French trans activist (born 1969)

Giovanna Rincon (born 1969) is a transgender rights activist in France. Born in Bogotá, Colombia, and residing in Paris since 2002, she is the director of the transgender rights organization Acceptess-T, as well as the spokeswoman of the Fédération Trans et Intersexes and the Syndicat du Travail Sexuel.

== Early life ==
Giovanna Rincon was born in 1969 in Bogotá, Colombia, to an impoverished household; her father was a shoemaker and her mother was a housewife. She first learned about transgender women through profiles of Roberta Close and Eva Robin in a magazine. At twelve years old, she began to express her feminine identity. After she self-administered hormone therapy through the use of contraceptive pills she was thrown out of her home and spent the next eight months living on the streets. Eventually, her lover convinced her to return home; since neither he nor her family accepted her as a woman, she put her gender transition on hold. At fifteen years old, with the help of her lover, she opened a hair salon, took on employees, and became the primary breadwinner for her family. Two years later, motivated by her transgender employees, she came out as trans to her boyfriend and family, leading to the end of her relationship and her second departure from home.

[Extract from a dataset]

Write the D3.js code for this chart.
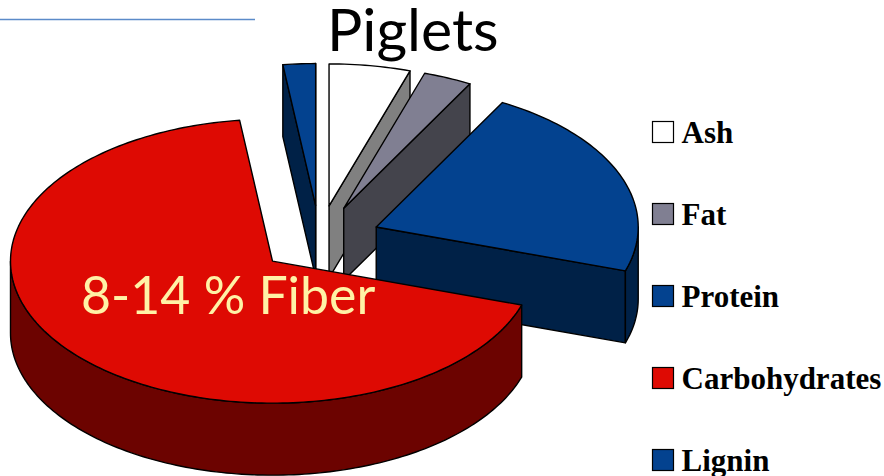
<!DOCTYPE html>
<html>
<head>
<meta charset="utf-8">
<script src="https://cdn.jsdelivr.net/npm/d3@7"></script>
<style>
  html, body { margin: 0; background: #fff; overflow: hidden; }
</style>
</head>
<body>
<div class="chart"></div>
<script>
const categories = ["Ash", "Fat", "Protein", "Carbohydrates", "Lignin"];
const shares = [5, 3, 22, 68, 2];   // percent of the total
const topColors = ["#ffffff", "#807f92", "#03428f", "#de0a03", "#03428f"];
const sideColors = ["#808080", "#44444c", "#002147", "#6c0300", "#002147"];
const drawOrder = ["Lignin", "Ash", "Fat", "Protein", "Carbohydrates"];

const width = 884, height = 476;
const cx = 319.5, cy = 239.5;   // pie centre before the slices are pulled out
const rx = 262, ry = 142;       // radii of the tilted ellipse
const depth = 72;               // thickness of the pie
const pullX = 61, pullY = 34;   // how far each slice is pulled out

const svg = d3.select(".chart")
  .append("svg")
  .attr("width", width)
  .attr("height", height)
  .style("display", "block");

// thin rule at the top left
svg.append("line")
  .attr("x1", 0).attr("x2", 255)
  .attr("y1", 19.5).attr("y2", 19.5)
  .attr("stroke", "#5b8bc9")
  .attr("stroke-width", 1.6);

const pie = d3.pie().sort(null).value((d, i) => shares[i]);
const slices = pie(categories);

// angle is measured clockwise from 12 o'clock, as d3.pie gives it
const project = (a, ox, oy, dz) => [
  ox + rx * Math.sin(a),
  oy - ry * Math.cos(a) + dz
];
const line = d3.line();

const rim = (a0, a1, ox, oy, dz) => {
  const n = Math.max(2, Math.ceil((a1 - a0) / 0.02));
  return d3.range(n + 1).map(i => project(a0 + (a1 - a0) * i / n, ox, oy, dz));
};

const drawSlice = (s) => {
  const i = categories.indexOf(s.data);
  const mid = (s.startAngle + s.endAngle) / 2;
  const ox = cx + pullX * Math.sin(mid);
  const oy = cy - pullY * Math.cos(mid);
  const g = svg.append("g")
    .attr("stroke", "#000")
    .attr("stroke-width", 1.4)
    .attr("stroke-linejoin", "round");

  // cut faces that turn towards the viewer
  const cuts = [];
  if (Math.cos(s.startAngle) > 0 && Math.sin(s.startAngle) < 0) cuts.push(s.startAngle);
  if (Math.sin(s.endAngle) > 0) cuts.push(s.endAngle);
  if (s.data === "Carbohydrates") cuts.length = 0;
  cuts.forEach(a => {
    g.append("path")
      .attr("d", line([
        [ox, oy],
        project(a, ox, oy, 0),
        project(a, ox, oy, depth),
        [ox, oy + depth]
      ]) + "Z")
      .attr("fill", sideColors[i]);
  });

  // outer wall, only the part on the near side of the ellipse
  const a0 = Math.max(s.startAngle, Math.PI / 2);
  const a1 = Math.min(s.endAngle, Math.PI * 1.5);
  if (a1 > a0) {
    const wall = rim(a0, a1, ox, oy, 0).concat(rim(a0, a1, ox, oy, depth).reverse());
    g.append("path")
      .attr("d", line(wall) + "Z")
      .attr("fill", sideColors[i]);
  }

  // top face
  const top = [[ox, oy]].concat(rim(s.startAngle, s.endAngle, ox, oy, 0));
  g.append("path")
    .attr("d", line(top) + "Z")
    .attr("fill", topColors[i]);
};

drawOrder.forEach(name => drawSlice(slices[categories.indexOf(name)]));

svg.append("text")
  .attr("x", 327)
  .attr("y", 50.5)
  .attr("font-family", "Lato, 'Open Sans', sans-serif")
  .attr("font-size", 59)
  .attr("fill", "#000")
  .text("Piglets");

svg.append("text")
  .attr("x", 81)
  .attr("y", 314)
  .attr("font-family", "Lato, 'Open Sans', sans-serif")
  .attr("font-size", 51.8)
  .attr("fill", "#fff2a6")
  .text("8-14 % Fiber");

// legend down the right side
const legendY = d3.scalePoint().domain(categories).range([132, 460]);
const legend = svg.selectAll(".legend")
  .data(categories)
  .join("g")
  .attr("class", "legend")
  .attr("transform", d => `translate(652,${legendY(d)})`);

legend.append("rect")
  .attr("x", 0.5)
  .attr("y", -10.5)
  .attr("width", 21)
  .attr("height", 21)
  .attr("stroke", "#000")
  .attr("stroke-width", 1.2)
  .attr("fill", (d, i) => topColors[i]);

legend.append("text")
  .attr("x", 29.5)
  .attr("y", 11)
  .attr("font-family", "'Liberation Serif', serif")
  .attr("font-weight", "bold")
  .attr("font-size", 31)
  .attr("fill", "#000")
  .text(d => d);
</script>
</body>
</html>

== Emigration and activism ==
At 20 years old, she discovered that she was HIV-positive and a doctor estimated her life expectancy at three years. She sold her hair salon and in June 1993 moved to Rome, where she hoped to access lifesaving care, escape from anti-trans violence, and make a living as a sex worker. There, she suffered from police violence and discrimination due to her race, gender, and HIV status. In 1998, antiretroviral treatments for HIV became available and she secured treatment. However, undocumented transgender sex workers often suffered from denial of care in Italy, and some of the friends she brought to get treatment instead found themselves deported. As a result, she joined an organization fighting for the rights of sex workers in northern Italy.

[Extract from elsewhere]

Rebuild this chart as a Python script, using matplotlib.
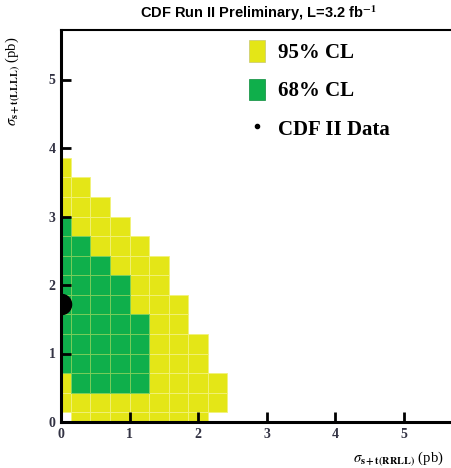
import numpy as np
import matplotlib.pyplot as plt
from matplotlib.patches import Patch
from matplotlib.lines import Line2D

# grid step of the scan (pb), cells centred on multiples of it
STEP = 2 / 7

# per column i (x = i*STEP): row index ranges (inclusive) of each region
yellow_lo = [1, 0, 0, 0, 0, 0, 0, 0, 1]
yellow_hi = [13, 12, 11, 10, 9, 8, 6, 4, 2]
green_lo  = [3, 2, 2, 2, 2]
green_hi  = [10, 9, 8, 7, 5]

data_x = [0.0]
data_y = [1.72]

x_ticks = [0, 1, 2, 3, 4, 5]
y_ticks = [0, 1, 2, 3, 4, 5]

YELLOW = "#e4e617"
GREEN  = "#0faf4b"

plt.rcParams["mathtext.fontset"] = "stix"

# collect cell centres per colour
yx, yy, gx, gy = [], [], [], []
for i, (lo, hi) in enumerate(zip(yellow_lo, yellow_hi)):
    for j in range(lo, hi + 1):
        in_green = i < len(green_lo) and green_lo[i] <= j <= green_hi[i]
        if in_green:
            gx.append(i * STEP); gy.append(j * STEP)
        else:
            yx.append(i * STEP); yy.append(j * STEP)

fig = plt.figure(figsize=(4.51, 4.68), dpi=100)
ax = fig.add_axes([61 / 451, 46 / 468, 390 / 451, 392 / 468])

ax.bar(yx, STEP, width=STEP, bottom=np.array(yy) - STEP / 2, color=YELLOW,
       edgecolor="#f2f27a", linewidth=0.6)
ax.bar(gx, STEP, width=STEP, bottom=np.array(gy) - STEP / 2, color=GREEN,
       edgecolor="#7fcf5a", linewidth=0.6)
ax.plot(data_x, data_y, "o", color="black", ms=14.5, zorder=5)

ax.set_xlim(0, 390 / 68.5)
ax.set_ylim(0, 392 / 68.5)
ax.set_xticks(x_ticks)
ax.set_yticks(y_ticks)
ax.tick_params(direction="in", length=7, width=2, top=False, right=False, pad=4)
for lab in ax.get_xticklabels() + ax.get_yticklabels():
    lab.set_fontfamily("Liberation Serif")
    lab.set_fontweight("bold")
    lab.set_fontsize(10)
    lab.set_color("#333344")

for s in ["left", "bottom"]:
    ax.spines[s].set_linewidth(2.2)
ax.spines["top"].set_linewidth(1.5)
ax.spines["right"].set_visible(False)

ax.set_ylabel(r"$\sigma_{\mathbf{s+t(LLLL)}}$ (pb)", fontsize=10.5,
              fontfamily="Liberation Serif")
ax.yaxis.set_label_coords(-0.1, 0.87)
ax.set_xlabel(r"$\sigma_{\mathbf{s+t(RRLL)}}$ (pb)", fontsize=10.5,
              fontfamily="Liberation Serif")
ax.xaxis.set_label_coords(0.865, -0.07)

fig.text(258 / 451, 1 - 13 / 468, r"CDF Run II Preliminary, L=3.2 fb$^{\mathbf{-1}}$",
         ha="center", va="center", fontsize=10.5, fontweight="bold",
         fontfamily="Liberation Sans")

handles = [
    Patch(facecolor=YELLOW, edgecolor="#c8c870", linewidth=0.5),
    Patch(facecolor=GREEN, edgecolor="#0a8a3a", linewidth=0.5),
    Line2D([], [], marker="o", ms=3, color="black", linestyle="none"),
]
ax.legend(handles, ["95% CL", "68% CL", "CDF II Data"], loc="upper left",
          bbox_to_anchor=(0.46, 0.995), frameon=False, borderaxespad=0,
          prop={"family": "Liberation Serif", "size": 15, "weight": "bold"},
          handlelength=0.8, handleheight=1.2, handletextpad=0.6, labelspacing=0.75)

fig.savefig("out.png", dpi=100)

In November 2002, she took a friend suffering from late stage AIDS to Paris' Pitié-Salpêtrière Hospital for treatment. In 2004, she joined the French transgender activist group Prévention action santé travail pour les transgenres (PASTT)—which had helped protect her friend's access to treatment—and helped coordinate their temporary housing services. After moving back and forth between Italy and France and serving time in an Italian prison for lacking legal immigration status, she decided to permanently relocate to Paris in 2005. In 2006, she resigned from her coordinator position at PASTT (though she stayed on as a volunteer), citing concerns that they didn't provide enough support to help women find alternatives to sex work.

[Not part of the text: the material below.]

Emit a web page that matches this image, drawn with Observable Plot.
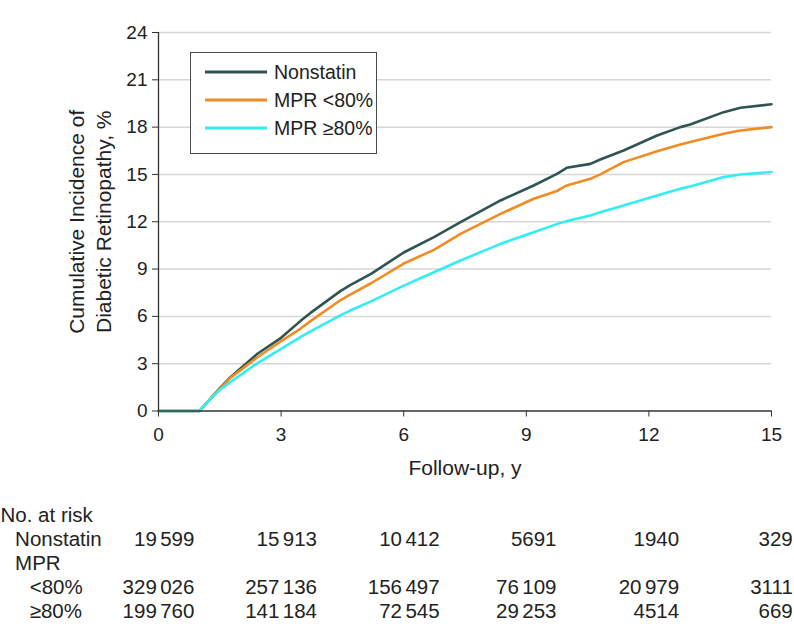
<!DOCTYPE html>
<html>
<head>
<meta charset="utf-8">
<script src="https://cdn.jsdelivr.net/npm/d3@7"></script>
<script src="https://cdn.jsdelivr.net/npm/@observablehq/plot@0.6"></script>
<style>
  body { margin: 0; background: #fff; font-family: "Liberation Sans", Arial, sans-serif; color: #222; }
  #wrap { position: relative; width: 794px; height: 640px; overflow: hidden; }
  #wrap svg { display: block; }
  #legend { position: absolute; left: 190px; top: 52px; width: 185px; height: 95px;
            border: 1.5px solid #4a4a4a; background: #fff; box-sizing: content-box; padding-top: 5px; }
  .lrow { display: flex; align-items: center; height: 28px; }
  .lrow svg { margin-left: 14px; margin-right: 7px; }
  .lrow span { font-size: 19.5px; color: #222; }
</style>
</head>
<body>
<div id="wrap"></div>
<script>
// ---------- data ----------
const seriesNames = ["Nonstatin", "MPR <80%", "MPR ≥80%"];
const seriesColors = ["#2f5452", "#f08c24", "#33eef0"];

const years = [0, 1.0, 1.27, 1.5, 1.76, 2.42, 3.0, 3.47, 3.72, 4.45, 4.69, 5.2, 6.0, 6.74, 7.39, 8.37, 9.18, 9.75, 9.99, 10.57, 10.81, 11.38, 12.2, 12.77, 13.01, 13.83, 14.24, 15.0];
const nonstatin = [0, 0, 0.77, 1.45, 2.14, 3.63, 4.64, 5.7, 6.22, 7.6, 7.98, 8.7, 10.05, 11.02, 11.97, 13.35, 14.3, 15.04, 15.42, 15.67, 15.95, 16.52, 17.47, 18.0, 18.17, 18.95, 19.23, 19.45];
const mprLow = [0, 0, 0.77, 1.42, 2.1, 3.41, 4.43, 5.21, 5.7, 7.02, 7.38, 8.1, 9.35, 10.22, 11.23, 12.5, 13.46, 13.95, 14.3, 14.72, 15.0, 15.78, 16.47, 16.9, 17.05, 17.58, 17.79, 18.0];
const mprHigh = [0, 0, 0.75, 1.35, 1.83, 3.03, 3.94, 4.68, 5.05, 6.06, 6.37, 6.95, 7.95, 8.8, 9.54, 10.6, 11.34, 11.85, 12.04, 12.4, 12.6, 13.03, 13.67, 14.1, 14.24, 14.83, 15.0, 15.15];

const xTicks = [0, 3, 6, 9, 12, 15];
const yTicks = [0, 3, 6, 9, 12, 15, 18, 21, 24];
const xTitle = "Follow-up, y";
const yTitle1 = "Cumulative Incidence of";
const yTitle2 = "Diabetic Retinopathy, %";

const riskRows = ["No. at risk", "Nonstatin", "MPR", "<80%", "≥80%"];
const riskIndent = [0, 1, 1, 2, 2];
const riskTimes = [0, 3, 6, 9, 12, 15];
const riskNonstatin = [19599, 15913, 10412, 5691, 1940, 329];
const riskMprLow = [329026, 257136, 156497, 76109, 20979, 3111];
const riskMprHigh = [199760, 141184, 72545, 29253, 4514, 669];

// ---------- build ----------
const FONT = '"Liberation Sans", Arial, sans-serif';
const valuesBySeries = [nonstatin, mprLow, mprHigh];
const long = [];
valuesBySeries.forEach((vals, s) => {
  vals.forEach((v, i) => long.push({series: seriesNames[s], t: years[i], v}));
});

const W = 794, ML = 158, MR = 23;

const main = Plot.plot({
  width: W, height: 490,
  marginLeft: ML, marginRight: MR, marginTop: 32, marginBottom: 79.5,
  style: {fontFamily: FONT, fontSize: "19px", color: "#222", background: "transparent", overflow: "visible"},
  x: {domain: [0, 15]},
  y: {domain: [0, 24]},
  color: {domain: seriesNames, range: seriesColors},
  marks: [
    Plot.ruleY(yTicks.filter(d => d > 0), {stroke: "#d6d6d6", strokeWidth: 1.5}),
    Plot.line(long, {x: "t", y: "v", stroke: "series", z: "series", strokeWidth: 2.6, strokeLinejoin: "round"}),
    Plot.ruleX([0], {stroke: "#333", strokeWidth: 1.3}),
    Plot.ruleY([0], {stroke: "#333", strokeWidth: 1.3}),
    Plot.axisY({ticks: yTicks, tickSize: 6, tickPadding: 5, label: null, fontSize: 19, stroke: "#333"}),
    Plot.axisX({ticks: xTicks, tickSize: 6, tickPadding: 10, label: null, fontSize: 19, stroke: "#333"}),
    Plot.text([xTitle], {frameAnchor: "bottom", dy: 63.5, lineAnchor: "bottom", fontSize: 21, fill: "#222"}),
    Plot.text([yTitle1], {frameAnchor: "left", textAnchor: "middle", rotate: -90, dx: -74.7, lineAnchor: "bottom", fontSize: 21, fill: "#222"}),
    Plot.text([yTitle2], {frameAnchor: "left", textAnchor: "middle", rotate: -90, dx: -48, lineAnchor: "bottom", fontSize: 21, fill: "#222"})
  ]
});

// at-risk table
const fmt = n => n >= 10000 ? d3.format(",")(n).replace(/,/g, "\u2006") : String(n);
const riskSeries = [riskNonstatin, riskMprLow, riskMprHigh];
const riskRowFor = ["Nonstatin", "<80%", "≥80%"];
const TABLE_FS = 20.5;
const ctx = document.createElement("canvas").getContext("2d");
ctx.font = `${TABLE_FS}px ${FONT}`;

const numberMarks = riskTimes.map((t, j) => {
  const cells = riskSeries.map((arr, s) => ({t, row: riskRowFor[s], label: fmt(arr[j])}));
  const maxW = d3.max(cells, c => ctx.measureText(c.label).width);
  return Plot.text(cells, {x: "t", y: "row", text: "label", textAnchor: "end", lineAnchor: "bottom",
                           dx: maxW / 2, fontSize: TABLE_FS, fill: "#222"});
});
const labelMarks = [0, 1, 2].map(level => {
  const rows = riskRows.filter((r, i) => riskIndent[i] === level);
  return Plot.text(rows, {y: d => d, text: d => d, frameAnchor: "left", textAnchor: "start", lineAnchor: "bottom",
                          dx: -ML + level * 14.6, fontSize: TABLE_FS, fill: "#222"});
});

const table = Plot.plot({
  width: W, height: 150,
  marginLeft: ML, marginRight: MR, marginTop: 30, marginBottom: 22,
  style: {fontFamily: FONT, color: "#222", background: "transparent", overflow: "visible"},
  x: {domain: [0, 15], axis: null},
  y: {type: "point", domain: riskRows, padding: 0, axis: null},
  marks: [...labelMarks, ...numberMarks]
});

const wrap = document.getElementById("wrap");
wrap.appendChild(main);
wrap.appendChild(table);

// legend
const legend = document.createElement("div");
legend.id = "legend";
seriesNames.forEach((name, i) => {
  const row = document.createElement("div");
  row.className = "lrow";
  row.innerHTML = `<svg width="62" height="6"><line x1="0" x2="62" y1="3" y2="3" stroke="${seriesColors[i]}" stroke-width="3.2"/></svg><span>${name.replace("<", "&lt;")}</span>`;
  legend.appendChild(row);
});
wrap.appendChild(legend);
</script>
</body>
</html>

In July 2010, Rincon quit sex work and founded her own organization, Acceptess-T, to support transgender people, migrants, sex workers, and HIV-positive people. The central goal of the organization was to build up the autonomy of vulnerable trans women by helping them find financial resources, learn French (including French administrative jargon), and enforce their fundamental rights such as access to care, work, asylum, and sports activities. A year later, the association had 180 members, 90% of whom were transgender.

== Advocacy ==
Rincon advocated against France's 2016 law outlawing the solicitation of prostitution, which she warned would further isolate sex workers and put them in greater personal danger. She held the law to be "100% responsible" for the murders of Vanesa Campos and Jessyca Sarmiento in 2018 and 2020, respectively, and condemned the French government's subsequent inaction.

She has called for the French state to make changes to one's legal gender freely available as a first step of one's gender transition, rather than conditioning it on already having completed one's transition.

== Personal life ==
Rincon's family have reconciled with her, and she periodically travels to Colombia to visit them.